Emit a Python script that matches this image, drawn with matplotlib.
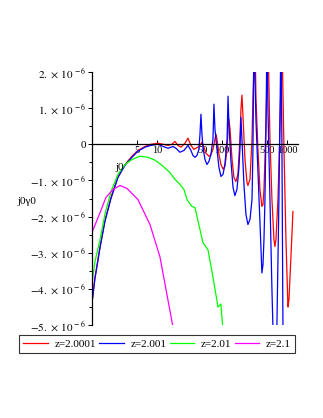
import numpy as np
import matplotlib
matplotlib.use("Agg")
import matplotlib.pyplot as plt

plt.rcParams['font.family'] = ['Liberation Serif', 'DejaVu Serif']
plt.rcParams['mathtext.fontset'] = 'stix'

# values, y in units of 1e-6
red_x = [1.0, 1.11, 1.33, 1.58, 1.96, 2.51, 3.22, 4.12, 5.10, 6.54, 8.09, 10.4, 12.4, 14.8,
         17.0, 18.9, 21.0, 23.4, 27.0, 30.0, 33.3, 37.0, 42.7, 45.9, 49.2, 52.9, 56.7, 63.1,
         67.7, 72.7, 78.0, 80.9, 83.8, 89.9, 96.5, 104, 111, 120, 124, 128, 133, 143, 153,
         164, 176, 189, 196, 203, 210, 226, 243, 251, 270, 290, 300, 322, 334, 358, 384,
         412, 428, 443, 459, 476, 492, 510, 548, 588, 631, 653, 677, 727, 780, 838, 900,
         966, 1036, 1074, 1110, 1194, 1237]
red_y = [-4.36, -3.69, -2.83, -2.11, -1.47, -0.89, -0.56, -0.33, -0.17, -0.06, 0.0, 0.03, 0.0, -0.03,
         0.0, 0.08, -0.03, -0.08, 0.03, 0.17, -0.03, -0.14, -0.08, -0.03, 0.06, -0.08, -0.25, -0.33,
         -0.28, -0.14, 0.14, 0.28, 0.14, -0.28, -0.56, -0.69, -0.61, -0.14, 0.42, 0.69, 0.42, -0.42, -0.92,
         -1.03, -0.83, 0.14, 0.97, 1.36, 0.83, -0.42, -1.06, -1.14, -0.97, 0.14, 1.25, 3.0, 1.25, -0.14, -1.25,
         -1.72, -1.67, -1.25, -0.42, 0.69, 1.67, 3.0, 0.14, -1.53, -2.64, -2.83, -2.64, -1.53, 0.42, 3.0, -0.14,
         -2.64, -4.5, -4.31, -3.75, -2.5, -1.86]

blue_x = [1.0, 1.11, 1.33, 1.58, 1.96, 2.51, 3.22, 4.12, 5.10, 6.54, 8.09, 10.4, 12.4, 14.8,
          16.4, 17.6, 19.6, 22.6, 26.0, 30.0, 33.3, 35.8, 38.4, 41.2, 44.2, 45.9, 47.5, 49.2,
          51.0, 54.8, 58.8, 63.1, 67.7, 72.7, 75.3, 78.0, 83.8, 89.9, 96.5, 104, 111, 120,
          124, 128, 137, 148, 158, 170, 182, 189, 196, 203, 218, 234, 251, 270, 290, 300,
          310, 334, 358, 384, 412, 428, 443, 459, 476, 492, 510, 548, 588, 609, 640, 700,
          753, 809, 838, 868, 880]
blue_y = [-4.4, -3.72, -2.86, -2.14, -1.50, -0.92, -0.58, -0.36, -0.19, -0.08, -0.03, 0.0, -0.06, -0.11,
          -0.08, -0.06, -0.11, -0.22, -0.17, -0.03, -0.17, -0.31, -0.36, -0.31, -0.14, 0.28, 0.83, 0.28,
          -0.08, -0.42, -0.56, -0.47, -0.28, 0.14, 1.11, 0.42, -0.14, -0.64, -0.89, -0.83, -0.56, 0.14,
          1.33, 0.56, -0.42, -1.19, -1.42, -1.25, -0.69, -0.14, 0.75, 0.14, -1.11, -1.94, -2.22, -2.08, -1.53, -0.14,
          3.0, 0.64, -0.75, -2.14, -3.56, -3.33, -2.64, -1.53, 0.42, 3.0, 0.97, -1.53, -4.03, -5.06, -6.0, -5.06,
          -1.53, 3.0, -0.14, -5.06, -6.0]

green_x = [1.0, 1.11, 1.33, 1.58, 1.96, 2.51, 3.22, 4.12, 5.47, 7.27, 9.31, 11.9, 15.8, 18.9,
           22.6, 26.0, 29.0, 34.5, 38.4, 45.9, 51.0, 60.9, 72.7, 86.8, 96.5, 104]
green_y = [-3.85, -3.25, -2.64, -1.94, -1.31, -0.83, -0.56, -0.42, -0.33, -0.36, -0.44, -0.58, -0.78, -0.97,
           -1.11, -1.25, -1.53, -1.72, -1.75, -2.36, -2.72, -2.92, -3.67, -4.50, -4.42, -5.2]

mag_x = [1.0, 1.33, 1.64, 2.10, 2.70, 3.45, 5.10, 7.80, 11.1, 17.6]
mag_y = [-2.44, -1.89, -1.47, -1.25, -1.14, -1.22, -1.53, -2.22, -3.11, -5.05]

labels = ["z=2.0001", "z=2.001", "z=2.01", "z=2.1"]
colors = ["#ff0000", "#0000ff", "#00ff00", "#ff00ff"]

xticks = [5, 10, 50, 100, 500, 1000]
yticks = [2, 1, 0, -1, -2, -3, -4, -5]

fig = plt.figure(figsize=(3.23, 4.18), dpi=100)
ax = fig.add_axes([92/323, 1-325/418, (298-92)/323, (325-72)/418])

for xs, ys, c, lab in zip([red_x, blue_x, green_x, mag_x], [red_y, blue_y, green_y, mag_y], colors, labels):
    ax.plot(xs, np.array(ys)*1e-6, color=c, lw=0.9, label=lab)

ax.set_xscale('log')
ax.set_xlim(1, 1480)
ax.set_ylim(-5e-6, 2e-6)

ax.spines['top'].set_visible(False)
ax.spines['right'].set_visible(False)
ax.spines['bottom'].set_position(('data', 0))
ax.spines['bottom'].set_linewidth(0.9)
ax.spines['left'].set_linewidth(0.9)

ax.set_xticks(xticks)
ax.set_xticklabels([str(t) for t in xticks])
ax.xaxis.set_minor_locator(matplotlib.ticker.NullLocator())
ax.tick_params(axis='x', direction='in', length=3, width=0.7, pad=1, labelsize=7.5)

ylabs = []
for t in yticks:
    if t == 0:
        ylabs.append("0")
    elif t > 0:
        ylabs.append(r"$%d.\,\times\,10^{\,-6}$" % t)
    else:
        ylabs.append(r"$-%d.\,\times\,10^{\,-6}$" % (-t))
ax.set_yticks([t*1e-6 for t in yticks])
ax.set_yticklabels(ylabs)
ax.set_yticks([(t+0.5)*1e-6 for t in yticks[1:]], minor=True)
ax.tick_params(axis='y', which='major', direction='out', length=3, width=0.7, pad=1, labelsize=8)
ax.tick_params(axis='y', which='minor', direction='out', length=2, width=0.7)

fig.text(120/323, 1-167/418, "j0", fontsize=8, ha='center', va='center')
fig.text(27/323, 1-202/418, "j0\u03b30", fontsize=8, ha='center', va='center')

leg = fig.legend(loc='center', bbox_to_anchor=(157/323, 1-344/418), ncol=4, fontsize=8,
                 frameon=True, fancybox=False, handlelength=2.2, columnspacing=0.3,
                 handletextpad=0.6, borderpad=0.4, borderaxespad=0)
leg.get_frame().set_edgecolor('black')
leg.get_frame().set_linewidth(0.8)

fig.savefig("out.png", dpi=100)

* * *

■ **Challenge**
Write out again, exactly, the lines from the start of the listing up to the line containing "plt.rcParams['mathtext.fontset'] = 'stix'", with both ends and without pictures.

■ **The output**
Emit a Python script that matches this image, drawn with matplotlib.
import numpy as np
import matplotlib
matplotlib.use("Agg")
import matplotlib.pyplot as plt

plt.rcParams['font.family'] = ['Liberation Serif', 'DejaVu Serif']
plt.rcParams['mathtext.fontset'] = 'stix'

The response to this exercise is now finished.